The Right People in Prison: Repeat Offenders Program
Crime in Arizona is at a historic low—the lowest rate since 1963. Not only is it continuing to fall, it’s falling faster than the nation as a whole. Last year, the overall rate in Arizona fell 3.4 percent, a bigger drop than the national decline of 2.6 percent. And this represents a decades-long trend.
Now why are the rates going down? We can point to a few things. Police departments have developed better policing strategies such as community policing. The public has a greater awareness of the risks of crime and ways to prevent becoming a victim. However, at MCAO, we also believe there are fewer crimes because the right people are behind bars, the repeat offenders.
According to a widely respected study conducted by the Rand Corporation, 20 percent of criminals are committing 80 percent of all crimes. The Repeat Offender Program (ROP) at MCAO is designed to address this reality.
In 1994, Arizona enacted “Truth in Sentencing,” requiring that convicted felons must serve at least 85% of their court-imposed sentence in prison. This keeps repeat or violent offenders off the streets longer, preventing thousands of crimes each year.

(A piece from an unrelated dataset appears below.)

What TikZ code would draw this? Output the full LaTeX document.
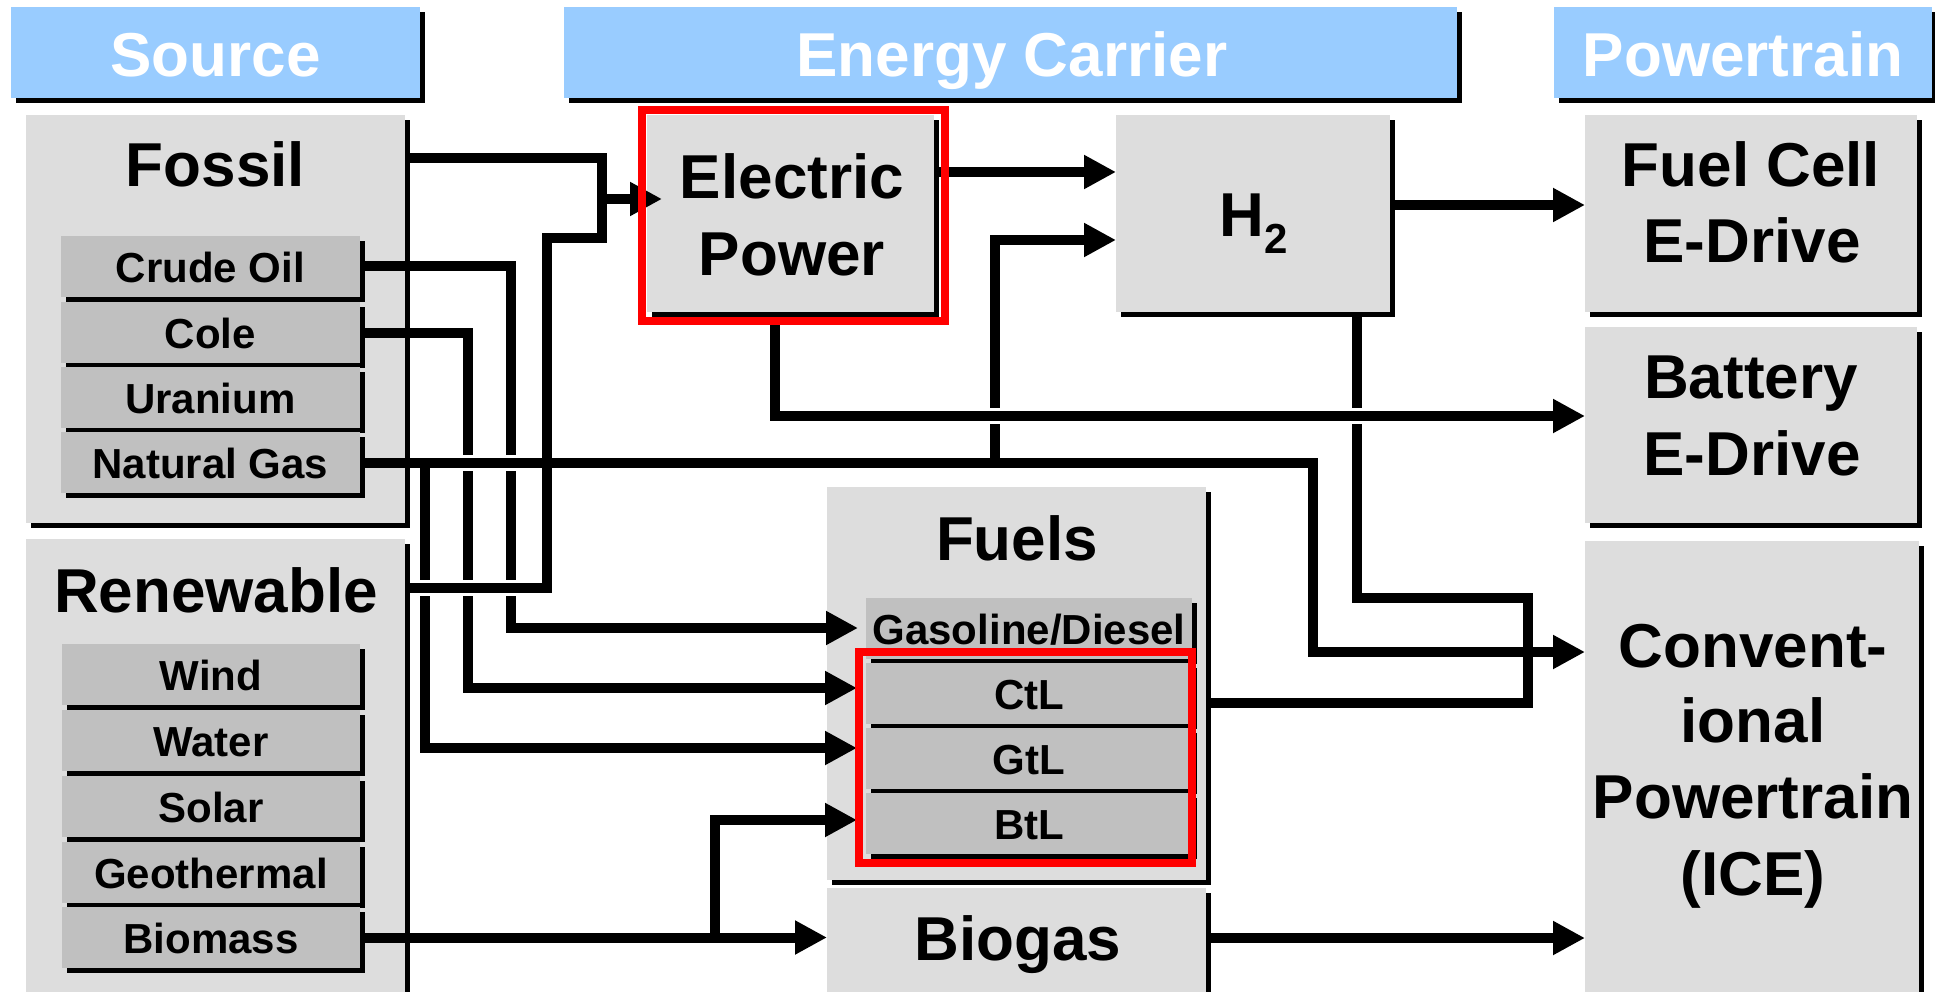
\documentclass[tikz,border=0pt]{standalone}
\usepackage{fontspec}
\setmainfont{Liberation Sans}
\usetikzlibrary{arrows.meta,shadows}
\definecolor{hblue}{RGB}{153,204,255}
\definecolor{bgray}{RGB}{221,221,221}
\definecolor{sgray}{RGB}{192,192,192}
\definecolor{fred}{RGB}{255,0,0}
\newcommand{\BigTxt}{\fontsize{62}{62}\selectfont\bfseries}
\newcommand{\SmallTxt}{\fontsize{42}{42}\selectfont\bfseries}
\tikzset{
  shad/.style={drop shadow={shadow xshift=5pt,shadow yshift=-5pt,fill=black,opacity=1}},
  hdr/.style={fill=hblue, shad, inner sep=0pt, outer sep=0pt},
  bbox/.style={fill=bgray, shad, inner sep=0pt, outer sep=0pt},
  sbox/.style={fill=sgray, shad, inner sep=0pt, outer sep=0pt, minimum height=61pt,
     text height=32pt, text depth=0pt, font=\SmallTxt},
  big/.style={font=\BigTxt, anchor=base, inner sep=0pt, outer sep=0pt},
  conn/.style={line width=10pt, draw=black},
  arr/.style={conn, -{Triangle[length=32pt,width=32pt]}},
  bridge/.style={line width=16pt, draw=white},
  frame/.style={draw=fred, line width=8pt},
}
\begin{document}
\begin{tikzpicture}[x=1pt,y=-1pt,line join=miter]
\clip (0,0) rectangle (1935,992);
\fill[white] (0,0) rectangle (1935,992);
% headers
\node[hdr, minimum width=409pt, minimum height=91pt] (srcH) at (215.5,52.5) {};
\node[hdr, minimum width=893pt, minimum height=91pt] (carH) at (1010.5,52.5) {};
\node[hdr, minimum width=378pt, minimum height=91pt] (ptH) at (1743,52.5) {};
\node[big, text=white] (srcT) at (215.5,77) {Source};
\node[big, text=white] (carT) at (1012,77) {Energy Carrier};
\node[big, text=white] (ptT) at (1743,77) {Powertrain};
% big boxes
\node[bbox, minimum width=379pt, minimum height=408pt] (fossil) at (215.5,319) {};
\node[bbox, minimum width=379pt, minimum height=471pt] (renew) at (215.5,774.5) {};
\node[bbox, minimum width=287pt, minimum height=197pt] (elec) at (790.5,213.5) {};
\node[bbox, minimum width=274pt, minimum height=197pt] (h2) at (1253,213.5) {};
\node[bbox, minimum width=332pt, minimum height=197pt] (fuelcell) at (1751,213.5) {};
\node[bbox, minimum width=332pt, minimum height=196pt] (battery) at (1751,425) {};
\node[bbox, minimum width=334pt, minimum height=469pt] (conv) at (1752,775.5) {};
\node[bbox, minimum width=379pt, minimum height=393pt] (fuels) at (1016.5,683.5) {};
\node[bbox, minimum width=379pt, minimum height=122pt] (biogas) at (1016.5,949) {};
% sub boxes
\node[sbox, minimum width=299pt] (crude) at (210.5,266.5) {Crude Oil};
\node[sbox, minimum width=299pt] (cole) at (210.5,332.5) {Cole};
\node[sbox, minimum width=299pt] (uran) at (210.5,397.5) {Uranium};
\node[sbox, minimum width=299pt] (natgas) at (210.5,462.5) {Natural Gas};
\node[sbox, minimum width=298pt] (wind) at (211,674.5) {Wind};
\node[sbox, minimum width=298pt] (water) at (211,740.5) {Water};
\node[sbox, minimum width=298pt] (solar) at (211,806.5) {Solar};
\node[sbox, minimum width=298pt] (geo) at (211,872.5) {Geothermal};
\node[sbox, minimum width=298pt] (biomass) at (211,937.5) {Biomass};
\node[sbox, minimum width=326pt] (gasol) at (1029,628.5) {Gasoline/Diesel};
\node[sbox, minimum width=326pt] (ctl) at (1029,693.5) {CtL};
\node[sbox, minimum width=326pt] (gtl) at (1029,758.5) {GtL};
\node[sbox, minimum width=326pt] (btl) at (1029,823.5) {BtL};
% big texts
\node[big] (fossilT) at (215.5,187) {Fossil};
\node[big] (renewT) at (216,612) {Renewable};
\node[big] (elecT1) at (792,199) {Electric};
\node[big] (elecT2) at (792,276) {Power};
\node[big] (h2T) at (1254,237) {H\raisebox{-17pt}{\SmallTxt 2}};
\node[big] (fcT1) at (1751,187) {Fuel Cell};
\node[big] (fcT2) at (1752,263) {E-Drive};
\node[big] (batT1) at (1751,398) {Battery};
\node[big] (batT2) at (1752,475) {E-Drive};
\node[big] (convT1) at (1753,667) {Convent-};
\node[big] (convT2) at (1753,742) {ional};
\node[big] (convT3) at (1753,818) {Powertrain};
\node[big] (convT4) at (1753,895) {(ICE)};
\node[big] (fuelsT) at (1017,560) {Fuels};
\node[big] (biogasT) at (1018,960) {Biogas};
% connectors
\coordinate (fJ) at (602,199);
\draw[conn] (fossil.east |- 0,158) -| (602,243);
\draw[conn] (renew.east |- 0,588) -| (547,238) -- (602,238);
\draw[arr, shorten >=-15pt] (fJ) -- (elec.west |- fJ);
\draw[arr] (crude.east) -| (511,628) -- (858,628);
\draw[arr] (cole.east) -| (468,688) -- (857,688);
\draw[arr] (natgas.east) -| (1313,652) -- (conv.west |- 0,652);
\draw[arr] (425,462.5) |- (857,748);
\draw[arr] (995,462.5) |- (h2.west |- 0,240);
\draw[arr] (elec.east |- 0,172) -- (h2.west |- 0,172);
\draw[arr] (elec.south -| 775,0) |- (battery.west |- 0,416);
\draw[arr] (h2.east |- 0,205) -- (fuelcell.west |- 0,205);
\draw[conn] (h2.south -| 1357,0) |- (1528,598) |- (fuels.east |- 0,703);
\draw[arr] (biomass.east) -- (biogas.west |- biomass.east);
\draw[arr] (715,937.5) |- (857,820);
\draw[arr] (biogas.east |- 0,938) -- (conv.west |- 0,938);
% bridges over crossings
\draw[bridge] (455,462.5) -- (524,462.5);
\draw[conn] (455,462.5) -- (524,462.5);
\draw[bridge] (413,588) -- (524,588);
\draw[conn] (413,588) -- (524,588);
\draw[bridge] (983,416) -- (1007,416);
\draw[conn] (983,416) -- (1007,416);
\draw[bridge] (1345,416) -- (1369,416);
\draw[conn] (1345,416) -- (1369,416);
% red frames
\draw[frame] (642,110) rectangle (944.5,321);
\draw[frame] (859,652) rectangle (1192,863);
\end{tikzpicture}
\end{document}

In 2010, Daryl Fischer, an expert on criminal justice analysis, released a study on the impact of Truth in Sentencing in Arizona which confirmed that incarcerating repeat offenders prevents crime. Between 2005-2010 an additional 3,100 offenders were imprisoned. Each of those offenders represented 11.5 repeat offenses per year, or approximately one per month. With a 33-month average prison sentence for these offenses, a total of 98,038 additional crimes were prevented.
In his study, Fischer found that of those in prison, 95.3 percent have committed a violent felony or multiple felonies. These crimes include “Dangerous Offenses” which is defined by Arizona state law as offenses involving injury, weapon use, a sex offense, or Dangerous Crimes Against Children. Only 4.7 percent of people in prison are non-violent first offenders. It’s important to note that non-violent crimes include drug trafficking, child pornography and certain white collar crimes. More information about the impact of sentencing and incarceration on crime rates can be found at azsentencing.org.
As law enforcement agencies make strides in getting repeat offenders off the streets, MCAO’s team of ROP attorneys and staff ensure that these offenders stay off the streets.
Repeat offender policies at MCAO focus on incarceration, unlike the probation and treatment approach to many first-time offenders. Defendants are typically presented with a choice of pleading to the most serious charge with sentence enhancements based on extensive criminal histories or taking their chances at trial with longer sentencing possibilities. Because of the risk they pose for ongoing criminal activity, repeat offenders are generally ineligible for diversion programs or probation. These offenders are typically sentenced to substantial lengths of time in the Arizona Department of Corrections.
ROP attorneys and staff cooperate closely with multiple law enforcement agencies throughout the valley in pursuing and prosecuting repeat offenders for crimes ranging from armed robbery and aggravated assault to shoplifting and trafficking in stolen property to misconduct involving weapons.
The Repeat Offender Program at the Maricopa County Attorney’s Office has been around in one form or another for the past 20 years. At times in its history, ROP was part of the Gang Bureau, but today it stands as its own bureau in the Major Offenders Division. The nine deputy county attorneys in ROP prosecute an average of 800 cases a year and take pride in prosecuting and getting repeat offenders off the streets.
ROP Bureau Chief Mitch Rand has been with MCAO for nearly 30 years and he takes special pride in the work he and the ROP prosecutors accomplish. “Over the years, with technology and organizational changes, the ROP Bureau has become more equipped than ever to be able to identify and prosecute these repeat offenders and career criminals. Our policies are tough and our prosecutors are tougher. Better prosecutions mean lower recidivism rates and a safer community.”